The key problem of parallel execution is state conflicts, which is particularly significant when multiple transactions attempt to read and write the state of the same account. To this end, Reddio introduced a conflict detection mechanism:
· Conflict detection: During the transaction execution process, EVM monitors the ReadSet and WriteSet of different transactions. If multiple transactions are found to attempt to read and write the same state item, it is considered a conflict.
· Conflict handling: When a conflict is detected, the conflicting transaction will be marked as needing to be re-executed.
After all transactions are executed, the change records in multiple pending-stateDBs will be merged into the global stateDB. If the merge is successful, EVM will submit the final state to the global state tree and generate a new state root.

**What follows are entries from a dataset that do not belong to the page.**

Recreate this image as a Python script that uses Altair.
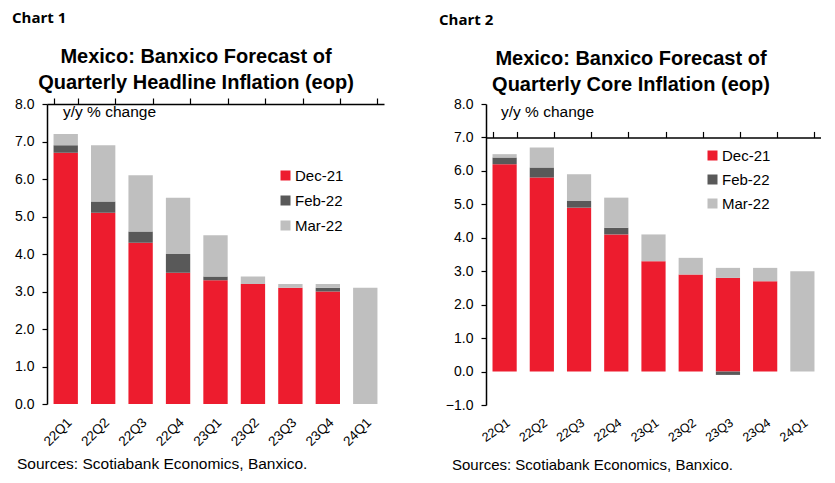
import altair as alt
import pandas as pd

quarters = ["22Q1", "22Q2", "22Q3", "22Q4", "23Q1", "23Q2", "23Q3", "23Q4", "24Q1"]
series = ["Dec-21", "Feb-22", "Mar-22"]
series_colors = ["#ED1C2E", "#595959", "#BFBFBF"]

# Headline inflation: stacked segments (Dec-21 forecast, Feb-22 revision, Mar-22 revision)
head_dec21 = [6.7, 5.1, 4.3, 3.5, 3.3, 3.2, 3.1, 3.0, 0.0]
head_feb22 = [0.2, 0.3, 0.3, 0.5, 0.1, 0.0, 0.0, 0.1, 0.0]
head_mar22 = [0.3, 1.5, 1.5, 1.5, 1.1, 0.2, 0.1, 0.1, 3.1]

# Core inflation
core_dec21 = [6.2, 5.8, 4.9, 4.1, 3.3, 2.9, 2.8, 2.7, 0.0]
core_feb22 = [0.2, 0.3, 0.2, 0.2, 0.0, 0.0, -0.1, 0.0, 0.0]
core_mar22 = [0.1, 0.6, 0.8, 0.9, 0.8, 0.5, 0.3, 0.4, 3.0]

head_ticks = [0, 1, 2, 3, 4, 5, 6, 7, 8]
core_ticks = [-1, 0, 1, 2, 3, 4, 5, 6, 7, 8]

FONT = "Liberation Sans"


def long_df(dec, feb, mar):
    rows = []
    for i, q in enumerate(quarters):
        for k, (s, vals) in enumerate(zip(series, [dec, feb, mar])):
            rows.append({"quarter": q, "series": s, "value": vals[i], "order": k})
    return pd.DataFrame(rows)


def note(text, x, y, size, weight="normal", align="left", baseline="alphabetic",
         font=FONT, line_height=None):
    kw = dict(text=text, align=align, baseline=baseline, fontSize=size,
              fontWeight=weight, font=font, color="#000000")
    if line_height:
        kw["lineHeight"] = line_height
    return alt.Chart(alt.Data(values=[{"k": 1}])).mark_text(**kw).encode(
        x=alt.value(x), y=alt.value(y))


def panel(df, ydom, yvals, W, H, label_angle, label_size, label_pad,
          legend_x, legend_y, row_pad, texts):
    xscale = alt.Scale(domain=quarters, paddingInner=0.35, paddingOuter=0.175)
    yscale = alt.Scale(domain=ydom, nice=False, zero=False)
    zero_px = H * (0 - ydom[0]) / (ydom[1] - ydom[0])

    bars = alt.Chart(df).mark_bar().encode(
        x=alt.X("quarter:N", sort=quarters, scale=xscale,
                axis=alt.Axis(title=None, labelAngle=label_angle, labelAlign="right",
                              labelBaseline="middle", labelFontSize=label_size,
                              labelFont=FONT, labelColor="#000000",
                              labelPadding=label_pad, labelOffset=4,
                              domain=False, ticks=False)),
        y=alt.Y("value:Q", stack="zero", scale=yscale,
                axis=alt.Axis(title=None, values=yvals, format=".1f", grid=False,
                              domainColor="#000000", domainWidth=1.5,
                              tickColor="#000000", tickWidth=1.2, tickSize=5,
                              labelFont=FONT, labelFontSize=14, labelColor="#000000",
                              labelPadding=8)),
        color=alt.Color("series:N",
                        scale=alt.Scale(domain=series, range=series_colors),
                        legend=alt.Legend(title=None, orient="none",
                                          legendX=legend_x, legendY=legend_y,
                                          symbolType="square", symbolSize=100,
                                          symbolStrokeWidth=0, labelFontSize=15,
                                          labelFont=FONT, labelColor="#000000",
                                          rowPadding=row_pad, labelOffset=2,
                                          padding=0)),
        order=alt.Order("order:Q", sort="ascending"),
    )

    xline = alt.Chart(df).mark_point(opacity=0).encode(
        x=alt.X("quarter:N", sort=quarters, scale=xscale,
                axis=alt.Axis(title=None, labels=False, domain=True,
                              domainColor="#000000", domainWidth=1.5,
                              ticks=True, tickBand="extent", tickSize=6,
                              tickColor="#000000", tickWidth=1.2,
                              offset=-zero_px)),
    )

    return alt.layer(bars, xline, *texts).resolve_axis(x="independent").properties(
        width=W, height=H)


head_df = long_df(head_dec21, head_feb22, head_mar22)
core_df = long_df(core_dec21, core_feb22, core_mar22)

p1 = panel(
    head_df, [0, 8], head_ticks, 337, 300, -45, 13.5, 16, 231, 64, 9,
    [
        note("Chart 1", -35, -81, 15, weight="bold", font="Open Sans"),
        note(["Mexico: Banxico Forecast of", "Quarterly Headline Inflation (eop)"],
             149, -41, 20, weight="bold", align="center", line_height=26),
        note("y/y % change", 16, 8, 15.5, baseline="middle"),
        note("Sources:  Scotiabank Economics, Banxico.", -30, 365, 15.5),
    ],
)

p2 = panel(
    core_df, [-1, 8], core_ticks, 335, 301, -35, 12.5, 16, 219, 44, 8,
    [
        note("Chart 2", -47, -79, 15, weight="bold", font="Open Sans"),
        note(["Mexico: Banxico Forecast of", "Quarterly Core Inflation (eop)"],
             145, -39, 20, weight="bold", align="center", line_height=26),
        note("y/y % change", 15, 8, 15.5, baseline="middle"),
        note("Sources:  Scotiabank Economics, Banxico.", -34, 366, 15),
    ],
)

chart = alt.hconcat(p1, p2, spacing=55).resolve_legend(color="independent").properties(
    padding={"left": 4, "top": 3, "right": 0, "bottom": 0}
).configure_view(stroke=None)

chart.save("out.html", embed_options={"renderer": "svg", "actions": False})
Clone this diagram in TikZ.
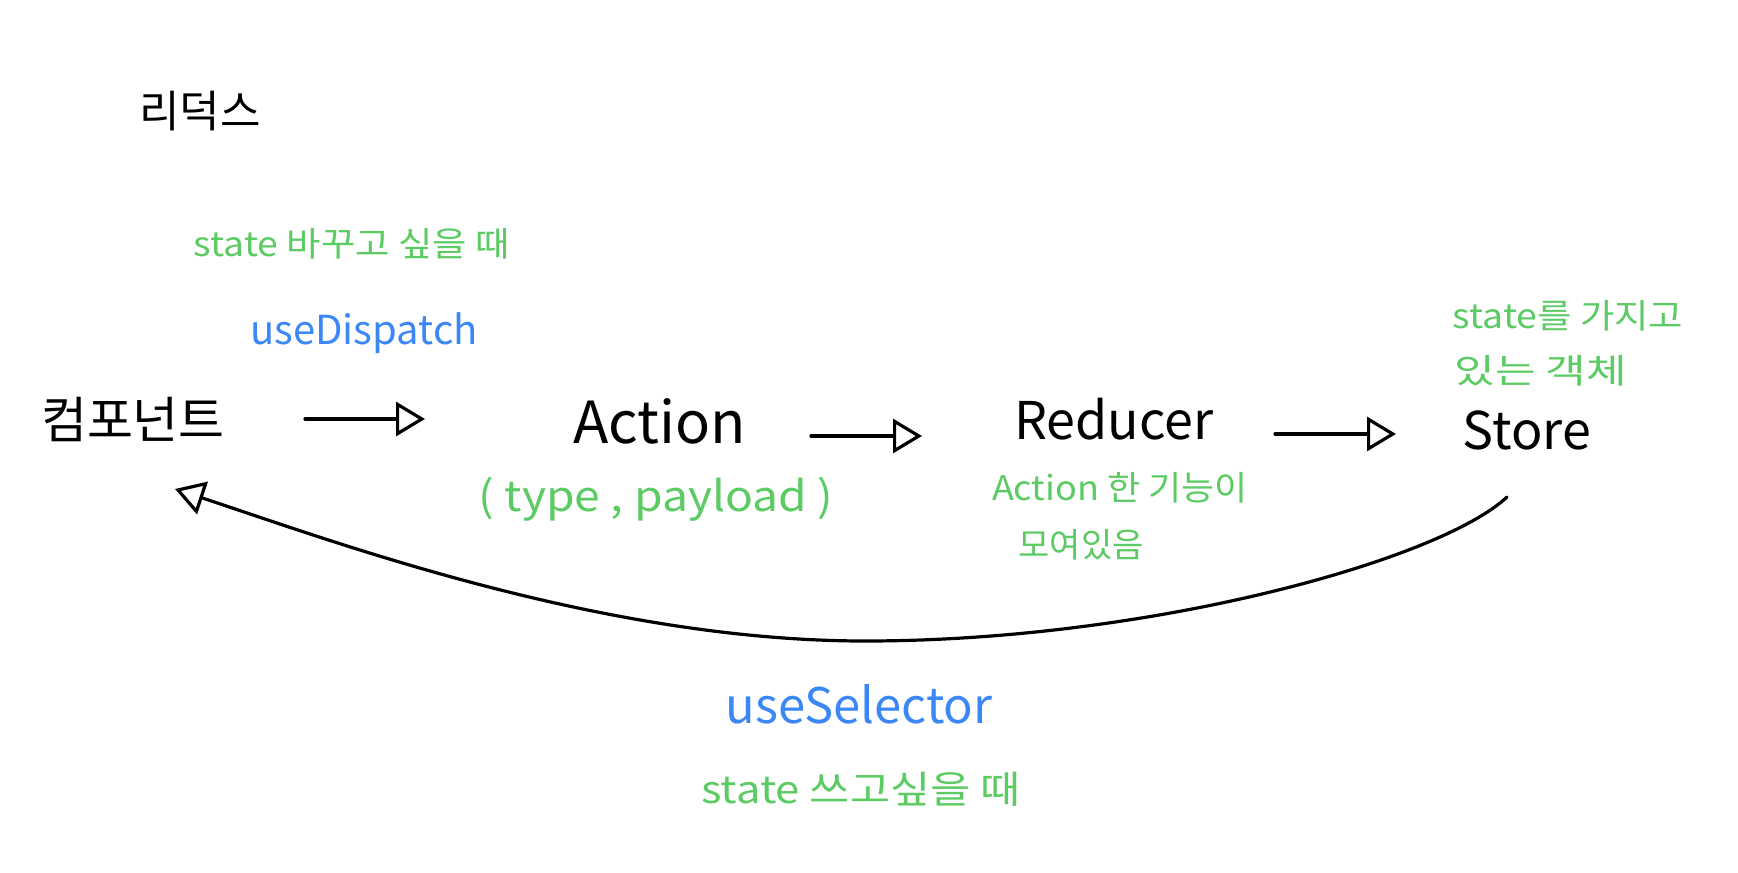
\documentclass[tikz,border=0pt]{standalone}
\usepackage{fontspec}
\setmainfont{Noto Sans CJK KR}
\usetikzlibrary{arrows.meta}
\definecolor{hgreen}{HTML}{5CCB64}
\definecolor{hblue}{HTML}{3B87F5}
\newcommand{\wide}[2]{\scalebox{#1}[1]{#2}}
\tikzset{
  main/.style={inner sep=0pt, text=black, font=\fontsize{52}{60}\selectfont},
  note/.style={inner sep=0pt, text=hgreen, font=\fontsize{34}{40}\selectfont},
  hook/.style={inner sep=0pt, text=hblue, font=\fontsize{40}{48}\selectfont},
  arr/.style={line width=3.2pt, black, line cap=round,
    -{Triangle[open, length=29pt, width=34pt, line width=3.2pt]}},
}
\begin{document}
\begin{tikzpicture}[x=1pt, y=-1pt]
\useasboundingbox (0,0) rectangle (1738,873);
\fill[white] (0,0) rectangle (1738,873);
\node[main, font=\fontsize{44}{52}\selectfont] (title) at (200,111) {리덕스};
\node[note] (n1) at (352,244) {\wide{1.1}{state 바꾸고 싶을 때}};
\node[hook] (disp) at (364,333) {useDispatch};
\node[main, font=\fontsize{50}{58}\selectfont] (komp) at (133,419) {컴포넌트};
\node[main, font=\fontsize{58}{66}\selectfont] (action) at (660,421) {Action};
\node[note, font=\fontsize{42}{48}\selectfont] (payload) at (656,499) {\wide{1.1}{( type , payload )}};
\node[main] (reducer) at (1114,419) {Reducer};
\node[note] (n2a) at (1120,488) {\wide{1.06}{Action 한 기능이}};
\node[note] (n2b) at (1081,545) {모여있음};
\node[main] (store) at (1527,430) {Store};
\node[note] (n3a) at (1568,316) {\wide{1.1}{state를 가지고}};
\node[note] (n3b) at (1541,371) {\wide{1.3}{있는 객체}};
\node[hook, font=\fontsize{49}{56}\selectfont] (sel) at (859,704) {useSelector};
\node[note, font=\fontsize{38}{44}\selectfont] (n4) at (861,789) {\wide{1.15}{state 쓰고싶을 때}};
\draw[arr] ([xshift=172pt]komp.center) -- ([xshift=-235pt,yshift=2pt]action.center);
\draw[arr] ([xshift=151pt,yshift=-15pt]action.center) -- ([xshift=-192pt,yshift=-17pt]reducer.center);
\draw[arr] ([xshift=161pt,yshift=-15pt]reducer.center) -- ([xshift=-131pt,yshift=-4pt]store.center);
\coordinate (cm) at (865,641);
\draw[arr] ([xshift=-20pt,yshift=-67pt]store.center) .. controls (1440,560) and (1150,641) .. (cm)
  .. controls (600,641) and (330,540) .. ([xshift=42pt,yshift=-70pt]komp.center);
\end{tikzpicture}
\end{document}
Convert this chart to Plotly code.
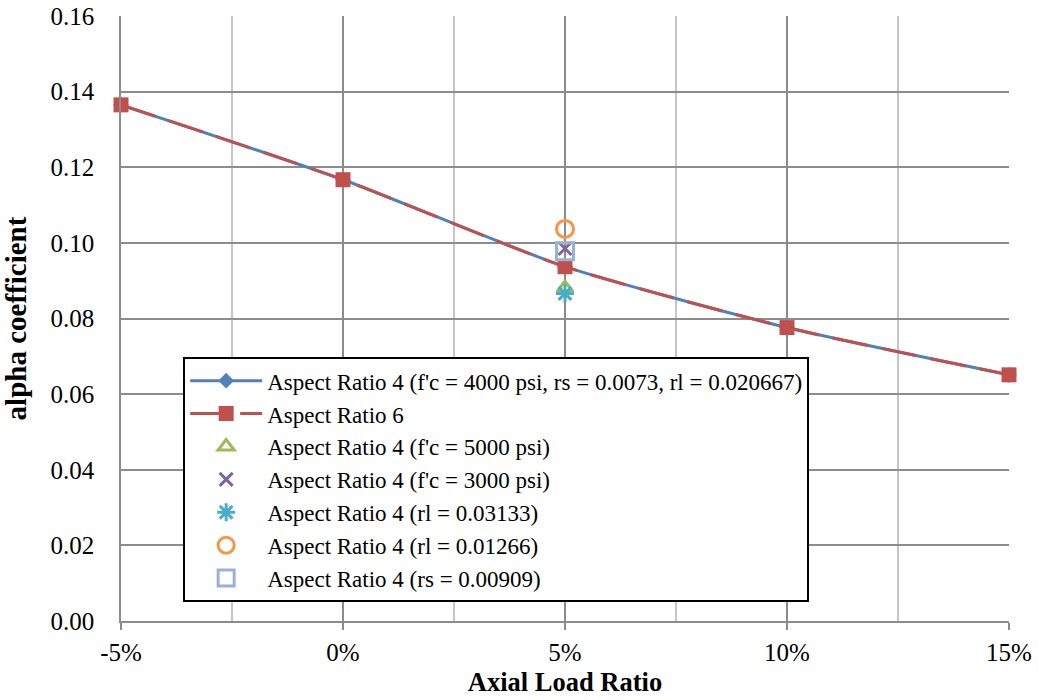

The performance improvement of multi-threaded parallel optimization is obvious, especially when dealing with complex smart contract transactions.
According to the research on parallel EVM, in low-conflict workloads (transactions with fewer conflicts or occupying the same resources in the transaction pool), the TPS of the benchmark test is about 3~5 times higher than that of traditional serial execution. In high-conflict workloads, theoretically, if all optimization methods are used, it can even reach 60 times.
Summary
Reddio's EVM multi-threaded parallel optimization solution significantly improves the transaction processing capacity of EVM by allocating a temporary state library for each transaction and executing transactions in parallel in different threads. By optimizing read and write operations and introducing a conflict detection mechanism, the EVM-based public chain can achieve large-scale parallelization of transactions while ensuring state consistency, solving the performance bottleneck caused by the traditional serial execution mode. This lays an important foundation for the future development of Ethereum Rollup.
We will further analyze the implementation details of Reddio in the future, such as how to further improve efficiency by optimizing storage efficiency, optimization solutions when conflicts occur frequently, and how to use GPU for optimization, etc.